Second, note the standard the new paper assigns: not harmful. Since when did “not harmful” become the measure of healthful food or diet? By such a metric, we are all granted license to eat cardboard. It will not do us any good, but it is not known to be harmful.

This is an absurd standard when the “baseline” to which harms are being compared is an overall diet quality that kills 500,000 prematurely each year in the United States. This is a preposterous standard when optimal dietary patterns- emphasizing whole vegetables, fruits, grains, legumes, nuts, seeds, and plain water for thirst- have been known for decades to help reduce the risk of premature death and all major chronic diseases by 80% or more. More years in life, more life in years is the luminous prize we are throwing away- for our children as well as ourselves- if “not demonstrably harmful compared to the egregiously bad diet that prevails in America” becomes the new standard of nutritional quality. I can see why Big Food and Big Pharma might love that; but if you love a child, you really need to hate it.

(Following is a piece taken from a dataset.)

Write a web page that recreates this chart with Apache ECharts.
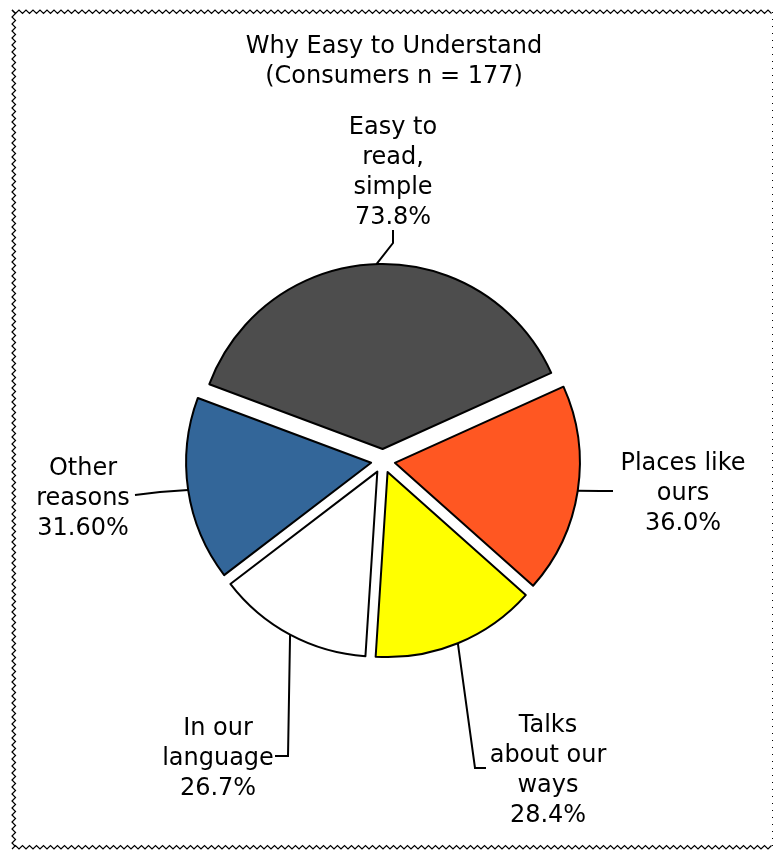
<!DOCTYPE html>
<html>
<head>
<meta charset="utf-8">
<script src="https://cdn.jsdelivr.net/npm/echarts@6/dist/echarts.min.js"></script>
<style>
  html, body { margin: 0; padding: 0; background: #fff; }
  #chart { width: 774px; height: 853px; }
</style>
</head>
<body>
<div id="chart"></div>
<script>
// Reasons consumers gave for finding the material easy to understand
const categories = ['Easy to\nread,\nsimple', 'Places like\nours', 'Talks\nabout our\nways', 'In our\nlanguage', 'Other\nreasons'];
const values = [73.8, 36.0, 28.4, 26.7, 31.6];
const decimals = [1, 1, 1, 1, 2];
const colors = ['#4d4d4d', '#ff5722', '#ffff00', '#ffffff', '#336699'];

const FONT = 'DejaVu Sans, Verdana, sans-serif';
const START_ANGLE = 159.5;
const EXPLODE = 12;
const TEXT_NUDGE = 3; // small baseline correction for multi-line labels

// Label anchor (x, y with vertical alignment) and the bend of each leader line, in page coordinates
const labelPlacement = [
  { x: 393, y: 230, v: 'bottom', bend: [[393, 243], [393, 230]] },
  { x: 683, y: 491, v: 'middle', bend: [[600, 491], [613, 491]] },
  { x: 548, y: 768, v: 'middle', bend: [[475, 768], [486, 768]] },
  { x: 218, y: 756, v: 'middle', bend: [[288, 756], [275, 756]] },
  { x: 83, y: 496, v: 'middle', bend: [[160, 492], [135, 495]] }
];

// Translation each exploded slice gets (labels and leader lines move with it)
const total = values.reduce((s, v) => s + v, 0);
const sliceShift = (() => {
  let acc = 0;
  return values.map((v) => {
    const mid = (START_ANGLE - (acc + v / 2) / total * 360) * Math.PI / 180;
    acc += v;
    return [EXPLODE * Math.cos(mid), -EXPLODE * Math.sin(mid)];
  });
})();

// Zig-zag frame around the chart
function zigzag(x0, y0, x1, y1, amp, step) {
  const pts = [];
  const len = Math.hypot(x1 - x0, y1 - y0);
  const n = Math.floor(len / step);
  const ux = (x1 - x0) / len, uy = (y1 - y0) / len;
  const nx = -uy, ny = ux;
  for (let i = 0; i <= n; i++) {
    const d = i * step;
    const o = (i % 2 === 0 ? 0 : amp);
    pts.push([x0 + ux * d + nx * o, y0 + uy * d + ny * o]);
  }
  return pts;
}

const frameStyle = { stroke: '#000', lineWidth: 1.2, fill: null };

function anchorOf(rect, align, vAlign) {
  const ax = align === 'left' ? rect.x : align === 'right' ? rect.x + rect.width : rect.x + rect.width / 2;
  const ay = vAlign === 'top' ? rect.y : vAlign === 'bottom' ? rect.y + rect.height : rect.y + rect.height / 2;
  return [ax, ay];
}

const chart = echarts.init(document.getElementById('chart'), null, { renderer: 'canvas' });

chart.setOption({
  backgroundColor: '#ffffff',
  animation: false,
  title: {
    text: 'Why Easy to Understand\n(Consumers n = 177)',
    left: 389,
    top: 27,
    textAlign: 'center',
    textStyle: {
      fontFamily: FONT,
      fontSize: 24,
      fontWeight: 'normal',
      color: '#000',
      lineHeight: 30
    }
  },
  graphic: [
    { type: 'polyline', shape: { points: zigzag(12, 10, 772, 10, 3.5, 3.5) }, style: frameStyle, silent: true },
    { type: 'polyline', shape: { points: zigzag(12, 849, 772, 849, -3.5, 3.5) }, style: frameStyle, silent: true },
    { type: 'polyline', shape: { points: zigzag(12, 10, 12, 849, -3.5, 3.5) }, style: frameStyle, silent: true },
    { type: 'line', shape: { x1: 772.5, y1: 12, x2: 772.5, y2: 849 }, style: { stroke: '#000', lineWidth: 1, lineDash: [1, 6] }, silent: true }
  ],
  series: [{
    type: 'pie',
    center: [383, 461],
    radius: [0, 185],
    startAngle: START_ANGLE,
    clockwise: true,
    selectedMode: 'multiple',
    selectedOffset: EXPLODE,
    avoidLabelOverlap: false,
    itemStyle: { borderColor: '#000', borderWidth: 2 },
    emphasis: { disabled: true },
    label: {
      show: true,
      position: 'outside',
      fontFamily: FONT,
      fontSize: 24,
      lineHeight: 30,
      color: '#000',
      formatter: (p) => p.name + '\n' + values[p.dataIndex].toFixed(decimals[p.dataIndex]) + '%'
    },
    labelLine: {
      show: true,
      length: 20,
      length2: 10,
      lineStyle: { color: '#000', width: 2 }
    },
    labelLayout: (params) => {
      const i = params.dataIndex;
      const cfg = labelPlacement[i];
      const sh = sliceShift[i];
      const pts = params.labelLinePoints;
      const start = pts && pts.length ? pts[0] : [cfg.x - sh[0], cfg.y - sh[1]];
      // Default anchor of the label; the new alignment keeps the anchor and the shift moves it
      const a = anchorOf(params.labelRect, params.align, params.verticalAlign);
      return {
        align: 'center',
        verticalAlign: cfg.v,
        dx: cfg.x - a[0] - sh[0],
        dy: cfg.y - a[1] - sh[1] + TEXT_NUDGE,
        labelLinePoints: [start].concat(cfg.bend.map((p) => [p[0] - sh[0], p[1] - sh[1]]))
      };
    },
    data: categories.map((name, i) => ({
      name: name,
      value: values[i],
      selected: true,
      itemStyle: { color: colors[i] }
    }))
  }]
});
</script>
</body>
</html>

Sure, it makes sense for scientists in biochemistry, cell biology, and metabolism to study saturated fat, and to go further- and study the specific saturated fatty acids, which differ quite markedly from one another.  But when it’s time to convene your loved ones around the holiday picnic table, you will be serving foods- not fatty acids. More importantly, you will do that every other day, year round.

Whatever adorns your table, I hope you and your family have a good holiday weekend in spite of it all. I wish you good food, good health, and some much-needed good fun. If the games happen to include whac-a-mole, try not to eat it.